++++ Available data
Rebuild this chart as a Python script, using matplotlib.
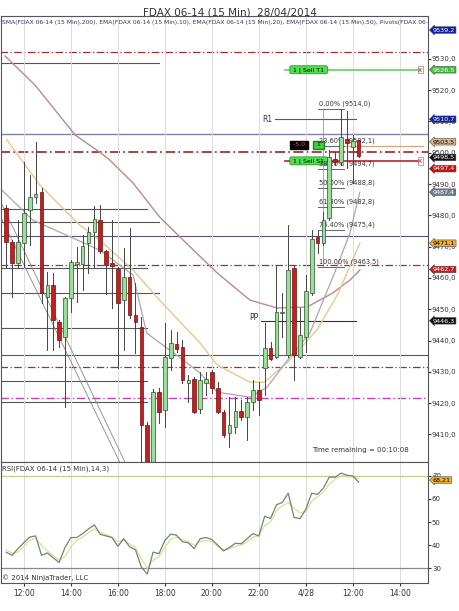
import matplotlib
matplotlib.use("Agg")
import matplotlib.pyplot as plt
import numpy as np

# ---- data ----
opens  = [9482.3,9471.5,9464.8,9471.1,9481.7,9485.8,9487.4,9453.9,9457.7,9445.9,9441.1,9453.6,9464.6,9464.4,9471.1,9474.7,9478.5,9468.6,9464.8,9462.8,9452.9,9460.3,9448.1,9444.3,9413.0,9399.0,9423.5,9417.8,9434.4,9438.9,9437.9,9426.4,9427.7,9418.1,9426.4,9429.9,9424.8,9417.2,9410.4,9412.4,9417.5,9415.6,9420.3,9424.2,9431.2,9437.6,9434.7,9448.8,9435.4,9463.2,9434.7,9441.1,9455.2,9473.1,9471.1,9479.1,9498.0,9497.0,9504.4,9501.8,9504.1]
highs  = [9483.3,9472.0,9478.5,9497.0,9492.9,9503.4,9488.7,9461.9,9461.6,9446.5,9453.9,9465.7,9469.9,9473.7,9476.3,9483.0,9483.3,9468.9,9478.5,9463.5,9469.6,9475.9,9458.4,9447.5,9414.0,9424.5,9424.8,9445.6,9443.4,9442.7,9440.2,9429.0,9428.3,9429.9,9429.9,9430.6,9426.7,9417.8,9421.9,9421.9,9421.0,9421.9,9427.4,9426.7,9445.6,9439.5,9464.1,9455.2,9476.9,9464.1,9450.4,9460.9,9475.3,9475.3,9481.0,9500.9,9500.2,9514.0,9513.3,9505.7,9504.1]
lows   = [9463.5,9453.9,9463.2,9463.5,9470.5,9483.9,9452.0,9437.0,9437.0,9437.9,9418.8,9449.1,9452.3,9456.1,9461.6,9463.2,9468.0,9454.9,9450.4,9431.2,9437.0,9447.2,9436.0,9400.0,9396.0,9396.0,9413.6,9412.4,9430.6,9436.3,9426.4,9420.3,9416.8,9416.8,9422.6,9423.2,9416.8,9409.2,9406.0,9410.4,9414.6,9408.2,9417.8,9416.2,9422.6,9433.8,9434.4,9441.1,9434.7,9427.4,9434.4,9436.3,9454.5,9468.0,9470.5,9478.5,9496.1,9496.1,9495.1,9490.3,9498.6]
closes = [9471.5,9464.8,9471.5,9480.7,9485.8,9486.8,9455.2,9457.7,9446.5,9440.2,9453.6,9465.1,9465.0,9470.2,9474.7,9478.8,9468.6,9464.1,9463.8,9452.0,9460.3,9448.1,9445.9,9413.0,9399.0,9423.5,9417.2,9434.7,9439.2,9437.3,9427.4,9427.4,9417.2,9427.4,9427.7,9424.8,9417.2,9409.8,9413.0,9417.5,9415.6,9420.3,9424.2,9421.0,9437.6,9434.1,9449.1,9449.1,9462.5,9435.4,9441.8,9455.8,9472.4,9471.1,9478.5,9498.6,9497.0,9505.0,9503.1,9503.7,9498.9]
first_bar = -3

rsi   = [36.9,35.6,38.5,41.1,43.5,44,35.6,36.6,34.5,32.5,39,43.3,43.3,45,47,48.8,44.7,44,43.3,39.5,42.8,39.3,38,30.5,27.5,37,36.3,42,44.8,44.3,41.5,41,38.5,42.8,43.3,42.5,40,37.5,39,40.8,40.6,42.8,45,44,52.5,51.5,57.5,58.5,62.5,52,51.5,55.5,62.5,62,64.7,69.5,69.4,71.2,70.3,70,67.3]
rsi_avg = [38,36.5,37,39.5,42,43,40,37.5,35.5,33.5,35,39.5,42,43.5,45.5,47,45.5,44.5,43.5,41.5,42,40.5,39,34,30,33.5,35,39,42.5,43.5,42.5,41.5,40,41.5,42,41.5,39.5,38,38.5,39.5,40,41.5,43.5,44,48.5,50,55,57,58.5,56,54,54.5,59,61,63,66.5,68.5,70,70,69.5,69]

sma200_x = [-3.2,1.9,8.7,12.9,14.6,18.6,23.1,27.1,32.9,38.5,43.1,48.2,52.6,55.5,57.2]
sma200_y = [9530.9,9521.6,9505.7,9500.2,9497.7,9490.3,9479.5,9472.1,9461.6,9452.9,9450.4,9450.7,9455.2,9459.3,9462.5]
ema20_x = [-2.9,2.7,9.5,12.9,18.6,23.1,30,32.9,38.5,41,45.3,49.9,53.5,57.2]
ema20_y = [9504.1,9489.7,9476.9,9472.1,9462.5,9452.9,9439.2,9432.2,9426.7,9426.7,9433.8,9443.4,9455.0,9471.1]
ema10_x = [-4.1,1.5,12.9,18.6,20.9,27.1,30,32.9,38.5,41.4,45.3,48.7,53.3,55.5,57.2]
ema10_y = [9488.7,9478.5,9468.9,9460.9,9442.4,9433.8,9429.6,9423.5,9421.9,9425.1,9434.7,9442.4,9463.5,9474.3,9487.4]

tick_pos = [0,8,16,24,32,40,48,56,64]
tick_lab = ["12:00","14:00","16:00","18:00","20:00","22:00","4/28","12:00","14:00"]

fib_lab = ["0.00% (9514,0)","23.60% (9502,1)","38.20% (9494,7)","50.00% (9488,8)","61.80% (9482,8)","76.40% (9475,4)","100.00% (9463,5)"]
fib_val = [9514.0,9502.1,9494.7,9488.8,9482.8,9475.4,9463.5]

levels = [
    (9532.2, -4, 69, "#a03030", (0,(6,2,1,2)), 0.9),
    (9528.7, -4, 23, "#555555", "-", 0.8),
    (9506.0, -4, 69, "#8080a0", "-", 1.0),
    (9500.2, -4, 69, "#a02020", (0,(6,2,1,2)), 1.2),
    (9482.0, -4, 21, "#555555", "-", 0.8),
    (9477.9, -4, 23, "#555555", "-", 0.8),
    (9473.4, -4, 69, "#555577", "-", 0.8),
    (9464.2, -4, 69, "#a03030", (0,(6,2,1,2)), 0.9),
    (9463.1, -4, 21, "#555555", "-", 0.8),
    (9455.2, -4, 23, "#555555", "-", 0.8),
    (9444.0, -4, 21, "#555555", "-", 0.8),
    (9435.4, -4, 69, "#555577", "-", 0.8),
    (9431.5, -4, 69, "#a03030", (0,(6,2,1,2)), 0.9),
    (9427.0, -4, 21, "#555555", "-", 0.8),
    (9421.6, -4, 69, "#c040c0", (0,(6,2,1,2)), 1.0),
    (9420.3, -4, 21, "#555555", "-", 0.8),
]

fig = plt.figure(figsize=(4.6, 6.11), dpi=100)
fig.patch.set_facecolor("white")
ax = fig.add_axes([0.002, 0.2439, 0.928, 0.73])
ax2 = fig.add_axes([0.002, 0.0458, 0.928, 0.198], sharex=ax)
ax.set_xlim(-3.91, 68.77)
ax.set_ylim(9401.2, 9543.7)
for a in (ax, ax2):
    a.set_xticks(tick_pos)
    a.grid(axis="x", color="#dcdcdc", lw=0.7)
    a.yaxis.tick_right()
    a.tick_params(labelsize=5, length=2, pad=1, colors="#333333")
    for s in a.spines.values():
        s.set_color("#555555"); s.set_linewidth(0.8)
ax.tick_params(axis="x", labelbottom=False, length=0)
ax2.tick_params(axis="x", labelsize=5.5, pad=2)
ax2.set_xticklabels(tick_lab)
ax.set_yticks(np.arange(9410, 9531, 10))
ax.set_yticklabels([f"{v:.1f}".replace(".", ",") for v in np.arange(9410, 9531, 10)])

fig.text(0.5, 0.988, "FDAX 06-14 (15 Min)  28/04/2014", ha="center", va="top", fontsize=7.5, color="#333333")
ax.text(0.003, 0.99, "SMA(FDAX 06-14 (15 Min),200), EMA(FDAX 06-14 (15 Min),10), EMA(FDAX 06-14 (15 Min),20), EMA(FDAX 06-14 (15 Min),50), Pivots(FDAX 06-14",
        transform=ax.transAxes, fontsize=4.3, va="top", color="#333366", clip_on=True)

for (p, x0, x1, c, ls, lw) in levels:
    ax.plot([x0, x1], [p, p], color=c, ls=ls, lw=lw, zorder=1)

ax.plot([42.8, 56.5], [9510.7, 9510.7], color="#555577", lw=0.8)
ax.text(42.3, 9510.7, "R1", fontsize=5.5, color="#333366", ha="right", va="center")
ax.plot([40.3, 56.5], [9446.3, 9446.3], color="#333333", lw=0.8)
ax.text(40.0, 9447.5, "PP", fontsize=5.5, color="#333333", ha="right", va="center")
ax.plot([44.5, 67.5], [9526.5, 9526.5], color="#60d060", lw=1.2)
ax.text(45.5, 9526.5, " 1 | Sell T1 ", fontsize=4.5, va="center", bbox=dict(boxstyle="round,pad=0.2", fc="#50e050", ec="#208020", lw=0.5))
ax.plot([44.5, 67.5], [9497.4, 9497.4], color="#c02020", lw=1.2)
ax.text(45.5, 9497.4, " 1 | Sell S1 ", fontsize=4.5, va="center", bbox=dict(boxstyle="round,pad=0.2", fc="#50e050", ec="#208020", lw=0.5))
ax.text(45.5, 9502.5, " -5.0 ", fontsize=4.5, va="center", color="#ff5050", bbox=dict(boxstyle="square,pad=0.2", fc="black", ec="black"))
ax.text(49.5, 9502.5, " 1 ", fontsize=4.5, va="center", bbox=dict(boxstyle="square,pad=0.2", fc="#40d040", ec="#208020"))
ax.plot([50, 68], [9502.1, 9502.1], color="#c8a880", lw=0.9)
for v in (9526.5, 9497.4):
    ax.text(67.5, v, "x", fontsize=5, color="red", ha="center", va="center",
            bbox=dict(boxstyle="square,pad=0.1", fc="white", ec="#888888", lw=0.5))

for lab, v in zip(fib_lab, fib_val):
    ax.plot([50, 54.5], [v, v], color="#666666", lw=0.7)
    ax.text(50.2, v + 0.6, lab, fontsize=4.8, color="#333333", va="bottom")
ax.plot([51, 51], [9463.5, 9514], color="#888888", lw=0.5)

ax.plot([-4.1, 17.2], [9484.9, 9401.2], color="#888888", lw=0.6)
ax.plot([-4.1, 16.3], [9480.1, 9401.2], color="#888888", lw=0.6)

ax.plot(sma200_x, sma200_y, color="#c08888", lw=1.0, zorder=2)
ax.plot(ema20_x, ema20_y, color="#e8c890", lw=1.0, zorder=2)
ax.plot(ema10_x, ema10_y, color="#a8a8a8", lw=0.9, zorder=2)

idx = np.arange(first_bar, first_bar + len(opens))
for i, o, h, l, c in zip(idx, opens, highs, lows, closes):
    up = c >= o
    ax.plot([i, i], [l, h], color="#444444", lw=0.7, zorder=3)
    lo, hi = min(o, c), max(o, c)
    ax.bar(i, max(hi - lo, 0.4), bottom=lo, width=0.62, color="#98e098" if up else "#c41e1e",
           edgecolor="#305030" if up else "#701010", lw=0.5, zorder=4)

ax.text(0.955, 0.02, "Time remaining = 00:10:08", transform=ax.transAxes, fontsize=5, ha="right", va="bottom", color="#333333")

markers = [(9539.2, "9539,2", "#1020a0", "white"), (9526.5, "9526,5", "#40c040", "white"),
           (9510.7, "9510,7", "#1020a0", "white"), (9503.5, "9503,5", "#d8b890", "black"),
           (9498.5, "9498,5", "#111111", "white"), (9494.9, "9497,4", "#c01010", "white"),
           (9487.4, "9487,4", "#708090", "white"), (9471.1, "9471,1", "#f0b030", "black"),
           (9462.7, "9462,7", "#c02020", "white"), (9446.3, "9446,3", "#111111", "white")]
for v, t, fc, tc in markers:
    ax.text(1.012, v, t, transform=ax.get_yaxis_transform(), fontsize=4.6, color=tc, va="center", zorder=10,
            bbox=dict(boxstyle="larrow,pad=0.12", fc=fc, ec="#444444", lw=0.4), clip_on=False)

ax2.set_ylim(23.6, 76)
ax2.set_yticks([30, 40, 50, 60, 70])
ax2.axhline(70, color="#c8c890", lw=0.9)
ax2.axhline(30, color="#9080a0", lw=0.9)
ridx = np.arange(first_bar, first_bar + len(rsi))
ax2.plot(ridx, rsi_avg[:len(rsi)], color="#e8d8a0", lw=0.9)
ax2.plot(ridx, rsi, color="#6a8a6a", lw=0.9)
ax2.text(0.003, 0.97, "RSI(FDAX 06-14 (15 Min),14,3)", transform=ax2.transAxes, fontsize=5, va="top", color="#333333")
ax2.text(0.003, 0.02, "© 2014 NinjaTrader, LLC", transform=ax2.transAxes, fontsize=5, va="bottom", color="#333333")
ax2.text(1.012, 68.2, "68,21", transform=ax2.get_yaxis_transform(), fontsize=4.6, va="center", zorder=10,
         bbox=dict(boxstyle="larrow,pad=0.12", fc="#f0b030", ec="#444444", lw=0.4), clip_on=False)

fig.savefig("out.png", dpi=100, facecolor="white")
++++++++
**Requirement:**
Return exactly what appears from the opening line of the material through the line with "import numpy as np", apart from the pictures.

**Output for this exercise:**
Rebuild this chart as a Python script, using matplotlib.
import matplotlib
matplotlib.use("Agg")
import matplotlib.pyplot as plt
import numpy as np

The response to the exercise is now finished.